::: Supplied material :::

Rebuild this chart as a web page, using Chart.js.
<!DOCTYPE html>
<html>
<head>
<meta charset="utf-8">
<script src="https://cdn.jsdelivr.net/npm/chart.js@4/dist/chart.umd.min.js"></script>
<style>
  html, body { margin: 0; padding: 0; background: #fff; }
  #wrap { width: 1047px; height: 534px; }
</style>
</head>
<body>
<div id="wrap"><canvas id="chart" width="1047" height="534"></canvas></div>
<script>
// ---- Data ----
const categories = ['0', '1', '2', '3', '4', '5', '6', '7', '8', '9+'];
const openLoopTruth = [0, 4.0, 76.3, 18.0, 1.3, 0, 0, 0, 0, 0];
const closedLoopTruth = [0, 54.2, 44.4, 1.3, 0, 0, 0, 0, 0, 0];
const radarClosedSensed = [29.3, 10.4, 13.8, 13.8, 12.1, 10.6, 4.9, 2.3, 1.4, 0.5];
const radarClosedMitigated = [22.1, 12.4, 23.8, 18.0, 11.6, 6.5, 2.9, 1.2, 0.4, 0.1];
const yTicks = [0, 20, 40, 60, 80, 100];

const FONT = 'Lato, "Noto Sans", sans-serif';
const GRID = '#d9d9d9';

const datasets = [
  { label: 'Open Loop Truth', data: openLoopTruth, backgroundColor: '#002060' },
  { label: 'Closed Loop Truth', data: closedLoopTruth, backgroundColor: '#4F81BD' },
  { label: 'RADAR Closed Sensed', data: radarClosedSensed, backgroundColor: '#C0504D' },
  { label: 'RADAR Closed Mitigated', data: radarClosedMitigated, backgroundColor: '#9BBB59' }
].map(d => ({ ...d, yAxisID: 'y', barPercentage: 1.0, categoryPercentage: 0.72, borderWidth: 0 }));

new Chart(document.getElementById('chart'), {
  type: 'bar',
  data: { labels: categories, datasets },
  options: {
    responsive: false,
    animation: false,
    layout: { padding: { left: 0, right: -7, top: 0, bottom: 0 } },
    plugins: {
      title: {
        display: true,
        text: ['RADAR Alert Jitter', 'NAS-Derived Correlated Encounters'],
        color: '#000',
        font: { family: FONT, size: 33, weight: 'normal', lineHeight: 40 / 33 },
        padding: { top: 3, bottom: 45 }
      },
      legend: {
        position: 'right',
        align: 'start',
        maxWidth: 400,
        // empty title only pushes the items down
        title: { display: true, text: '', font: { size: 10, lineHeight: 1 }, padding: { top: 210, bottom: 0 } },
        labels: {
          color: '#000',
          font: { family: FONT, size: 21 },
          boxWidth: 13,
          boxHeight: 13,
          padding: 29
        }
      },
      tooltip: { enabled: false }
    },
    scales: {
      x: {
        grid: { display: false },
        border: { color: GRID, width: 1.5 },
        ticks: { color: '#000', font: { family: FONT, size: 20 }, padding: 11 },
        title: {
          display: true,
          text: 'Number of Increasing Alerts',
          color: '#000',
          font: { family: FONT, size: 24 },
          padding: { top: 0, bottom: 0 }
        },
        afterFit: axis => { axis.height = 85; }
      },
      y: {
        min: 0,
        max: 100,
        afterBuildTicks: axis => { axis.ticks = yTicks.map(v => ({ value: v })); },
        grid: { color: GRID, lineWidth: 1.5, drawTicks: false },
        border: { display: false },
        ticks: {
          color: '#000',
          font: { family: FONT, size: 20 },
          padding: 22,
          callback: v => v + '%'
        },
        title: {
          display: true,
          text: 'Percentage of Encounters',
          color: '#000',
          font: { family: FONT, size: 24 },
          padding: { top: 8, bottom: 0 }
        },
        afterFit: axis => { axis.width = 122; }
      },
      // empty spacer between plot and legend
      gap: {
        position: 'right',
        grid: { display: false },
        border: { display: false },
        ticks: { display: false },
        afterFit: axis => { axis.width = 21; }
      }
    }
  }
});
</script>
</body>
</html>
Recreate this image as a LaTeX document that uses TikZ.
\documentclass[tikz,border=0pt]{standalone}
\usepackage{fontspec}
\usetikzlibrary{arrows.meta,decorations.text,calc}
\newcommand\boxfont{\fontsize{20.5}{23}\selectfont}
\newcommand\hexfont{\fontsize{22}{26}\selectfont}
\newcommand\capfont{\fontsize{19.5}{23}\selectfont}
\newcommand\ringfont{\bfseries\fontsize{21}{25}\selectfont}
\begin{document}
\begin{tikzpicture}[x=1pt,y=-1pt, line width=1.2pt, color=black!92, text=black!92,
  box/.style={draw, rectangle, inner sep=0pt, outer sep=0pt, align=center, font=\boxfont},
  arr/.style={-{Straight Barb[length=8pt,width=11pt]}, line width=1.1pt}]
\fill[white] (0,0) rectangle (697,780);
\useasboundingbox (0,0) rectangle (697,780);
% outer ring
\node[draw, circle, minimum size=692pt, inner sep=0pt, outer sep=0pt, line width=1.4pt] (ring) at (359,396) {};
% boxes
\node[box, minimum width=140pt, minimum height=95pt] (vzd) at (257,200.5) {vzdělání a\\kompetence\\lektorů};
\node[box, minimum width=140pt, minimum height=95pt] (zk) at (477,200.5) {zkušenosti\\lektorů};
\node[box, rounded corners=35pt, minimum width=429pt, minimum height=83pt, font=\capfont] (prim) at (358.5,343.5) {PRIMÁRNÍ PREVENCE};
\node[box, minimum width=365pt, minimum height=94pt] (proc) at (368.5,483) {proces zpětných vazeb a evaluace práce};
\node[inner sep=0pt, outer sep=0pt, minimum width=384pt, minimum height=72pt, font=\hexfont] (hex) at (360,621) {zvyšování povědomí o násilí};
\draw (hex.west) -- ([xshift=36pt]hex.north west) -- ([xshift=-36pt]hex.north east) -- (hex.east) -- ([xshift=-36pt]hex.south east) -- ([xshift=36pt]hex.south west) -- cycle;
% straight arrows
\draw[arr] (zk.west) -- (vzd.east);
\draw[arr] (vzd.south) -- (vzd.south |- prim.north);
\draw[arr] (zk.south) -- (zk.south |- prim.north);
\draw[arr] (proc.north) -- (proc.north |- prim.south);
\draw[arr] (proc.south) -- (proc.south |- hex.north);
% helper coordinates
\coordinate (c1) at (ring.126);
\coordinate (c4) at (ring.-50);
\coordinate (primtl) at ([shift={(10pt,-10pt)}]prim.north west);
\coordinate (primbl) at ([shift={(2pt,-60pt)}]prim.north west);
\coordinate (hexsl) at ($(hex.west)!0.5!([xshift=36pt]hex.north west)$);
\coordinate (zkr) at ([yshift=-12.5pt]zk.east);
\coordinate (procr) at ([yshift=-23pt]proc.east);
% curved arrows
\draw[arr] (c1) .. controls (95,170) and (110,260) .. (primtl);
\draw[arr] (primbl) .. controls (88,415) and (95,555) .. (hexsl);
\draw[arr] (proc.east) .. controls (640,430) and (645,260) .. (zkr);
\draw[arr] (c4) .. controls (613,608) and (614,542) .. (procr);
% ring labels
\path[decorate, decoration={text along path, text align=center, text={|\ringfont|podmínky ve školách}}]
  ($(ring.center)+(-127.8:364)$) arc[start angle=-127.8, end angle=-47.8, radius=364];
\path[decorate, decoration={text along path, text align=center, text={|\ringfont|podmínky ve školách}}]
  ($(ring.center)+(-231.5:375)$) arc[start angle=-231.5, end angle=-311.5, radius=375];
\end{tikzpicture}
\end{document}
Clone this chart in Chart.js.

:::

Quote the whole listing above, leaving nothing out.

Rebuild this chart as a web page, using Chart.js.
<!DOCTYPE html>
<html>
<head>
<meta charset="utf-8">
<script src="https://cdn.jsdelivr.net/npm/chart.js@4/dist/chart.umd.min.js"></script>
<style>
  html, body { margin: 0; padding: 0; background: #fff; }
  #wrap { width: 1047px; height: 534px; }
</style>
</head>
<body>
<div id="wrap"><canvas id="chart" width="1047" height="534"></canvas></div>
<script>
// ---- Data ----
const categories = ['0', '1', '2', '3', '4', '5', '6', '7', '8', '9+'];
const openLoopTruth = [0, 4.0, 76.3, 18.0, 1.3, 0, 0, 0, 0, 0];
const closedLoopTruth = [0, 54.2, 44.4, 1.3, 0, 0, 0, 0, 0, 0];
const radarClosedSensed = [29.3, 10.4, 13.8, 13.8, 12.1, 10.6, 4.9, 2.3, 1.4, 0.5];
const radarClosedMitigated = [22.1, 12.4, 23.8, 18.0, 11.6, 6.5, 2.9, 1.2, 0.4, 0.1];
const yTicks = [0, 20, 40, 60, 80, 100];

const FONT = 'Lato, "Noto Sans", sans-serif';
const GRID = '#d9d9d9';

const datasets = [
  { label: 'Open Loop Truth', data: openLoopTruth, backgroundColor: '#002060' },
  { label: 'Closed Loop Truth', data: closedLoopTruth, backgroundColor: '#4F81BD' },
  { label: 'RADAR Closed Sensed', data: radarClosedSensed, backgroundColor: '#C0504D' },
  { label: 'RADAR Closed Mitigated', data: radarClosedMitigated, backgroundColor: '#9BBB59' }
].map(d => ({ ...d, yAxisID: 'y', barPercentage: 1.0, categoryPercentage: 0.72, borderWidth: 0 }));

new Chart(document.getElementById('chart'), {
  type: 'bar',
  data: { labels: categories, datasets },
  options: {
    responsive: false,
    animation: false,
    layout: { padding: { left: 0, right: -7, top: 0, bottom: 0 } },
    plugins: {
      title: {
        display: true,
        text: ['RADAR Alert Jitter', 'NAS-Derived Correlated Encounters'],
        color: '#000',
        font: { family: FONT, size: 33, weight: 'normal', lineHeight: 40 / 33 },
        padding: { top: 3, bottom: 45 }
      },
      legend: {
        position: 'right',
        align: 'start',
        maxWidth: 400,
        // empty title only pushes the items down
        title: { display: true, text: '', font: { size: 10, lineHeight: 1 }, padding: { top: 210, bottom: 0 } },
        labels: {
          color: '#000',
          font: { family: FONT, size: 21 },
          boxWidth: 13,
          boxHeight: 13,
          padding: 29
        }
      },
      tooltip: { enabled: false }
    },
    scales: {
      x: {
        grid: { display: false },
        border: { color: GRID, width: 1.5 },
        ticks: { color: '#000', font: { family: FONT, size: 20 }, padding: 11 },
        title: {
          display: true,
          text: 'Number of Increasing Alerts',
          color: '#000',
          font: { family: FONT, size: 24 },
          padding: { top: 0, bottom: 0 }
        },
        afterFit: axis => { axis.height = 85; }
      },
      y: {
        min: 0,
        max: 100,
        afterBuildTicks: axis => { axis.ticks = yTicks.map(v => ({ value: v })); },
        grid: { color: GRID, lineWidth: 1.5, drawTicks: false },
        border: { display: false },
        ticks: {
          color: '#000',
          font: { family: FONT, size: 20 },
          padding: 22,
          callback: v => v + '%'
        },
        title: {
          display: true,
          text: 'Percentage of Encounters',
          color: '#000',
          font: { family: FONT, size: 24 },
          padding: { top: 8, bottom: 0 }
        },
        afterFit: axis => { axis.width = 122; }
      },
      // empty spacer between plot and legend
      gap: {
        position: 'right',
        grid: { display: false },
        border: { display: false },
        ticks: { display: false },
        afterFit: axis => { axis.width = 21; }
      }
    }
  }
});
</script>
</body>
</html>
Recreate this image as a LaTeX document that uses TikZ.
\documentclass[tikz,border=0pt]{standalone}
\usepackage{fontspec}
\usetikzlibrary{arrows.meta,decorations.text,calc}
\newcommand\boxfont{\fontsize{20.5}{23}\selectfont}
\newcommand\hexfont{\fontsize{22}{26}\selectfont}
\newcommand\capfont{\fontsize{19.5}{23}\selectfont}
\newcommand\ringfont{\bfseries\fontsize{21}{25}\selectfont}
\begin{document}
\begin{tikzpicture}[x=1pt,y=-1pt, line width=1.2pt, color=black!92, text=black!92,
  box/.style={draw, rectangle, inner sep=0pt, outer sep=0pt, align=center, font=\boxfont},
  arr/.style={-{Straight Barb[length=8pt,width=11pt]}, line width=1.1pt}]
\fill[white] (0,0) rectangle (697,780);
\useasboundingbox (0,0) rectangle (697,780);
% outer ring
\node[draw, circle, minimum size=692pt, inner sep=0pt, outer sep=0pt, line width=1.4pt] (ring) at (359,396) {};
% boxes
\node[box, minimum width=140pt, minimum height=95pt] (vzd) at (257,200.5) {vzdělání a\\kompetence\\lektorů};
\node[box, minimum width=140pt, minimum height=95pt] (zk) at (477,200.5) {zkušenosti\\lektorů};
\node[box, rounded corners=35pt, minimum width=429pt, minimum height=83pt, font=\capfont] (prim) at (358.5,343.5) {PRIMÁRNÍ PREVENCE};
\node[box, minimum width=365pt, minimum height=94pt] (proc) at (368.5,483) {proces zpětných vazeb a evaluace práce};
\node[inner sep=0pt, outer sep=0pt, minimum width=384pt, minimum height=72pt, font=\hexfont] (hex) at (360,621) {zvyšování povědomí o násilí};
\draw (hex.west) -- ([xshift=36pt]hex.north west) -- ([xshift=-36pt]hex.north east) -- (hex.east) -- ([xshift=-36pt]hex.south east) -- ([xshift=36pt]hex.south west) -- cycle;
% straight arrows
\draw[arr] (zk.west) -- (vzd.east);
\draw[arr] (vzd.south) -- (vzd.south |- prim.north);
\draw[arr] (zk.south) -- (zk.south |- prim.north);
\draw[arr] (proc.north) -- (proc.north |- prim.south);
\draw[arr] (proc.south) -- (proc.south |- hex.north);
% helper coordinates
\coordinate (c1) at (ring.126);
\coordinate (c4) at (ring.-50);
\coordinate (primtl) at ([shift={(10pt,-10pt)}]prim.north west);
\coordinate (primbl) at ([shift={(2pt,-60pt)}]prim.north west);
\coordinate (hexsl) at ($(hex.west)!0.5!([xshift=36pt]hex.north west)$);
\coordinate (zkr) at ([yshift=-12.5pt]zk.east);
\coordinate (procr) at ([yshift=-23pt]proc.east);
% curved arrows
\draw[arr] (c1) .. controls (95,170) and (110,260) .. (primtl);
\draw[arr] (primbl) .. controls (88,415) and (95,555) .. (hexsl);
\draw[arr] (proc.east) .. controls (640,430) and (645,260) .. (zkr);
\draw[arr] (c4) .. controls (613,608) and (614,542) .. (procr);
% ring labels
\path[decorate, decoration={text along path, text align=center, text={|\ringfont|podmínky ve školách}}]
  ($(ring.center)+(-127.8:364)$) arc[start angle=-127.8, end angle=-47.8, radius=364];
\path[decorate, decoration={text along path, text align=center, text={|\ringfont|podmínky ve školách}}]
  ($(ring.center)+(-231.5:375)$) arc[start angle=-231.5, end angle=-311.5, radius=375];
\end{tikzpicture}
\end{document}
Clone this chart in Chart.js.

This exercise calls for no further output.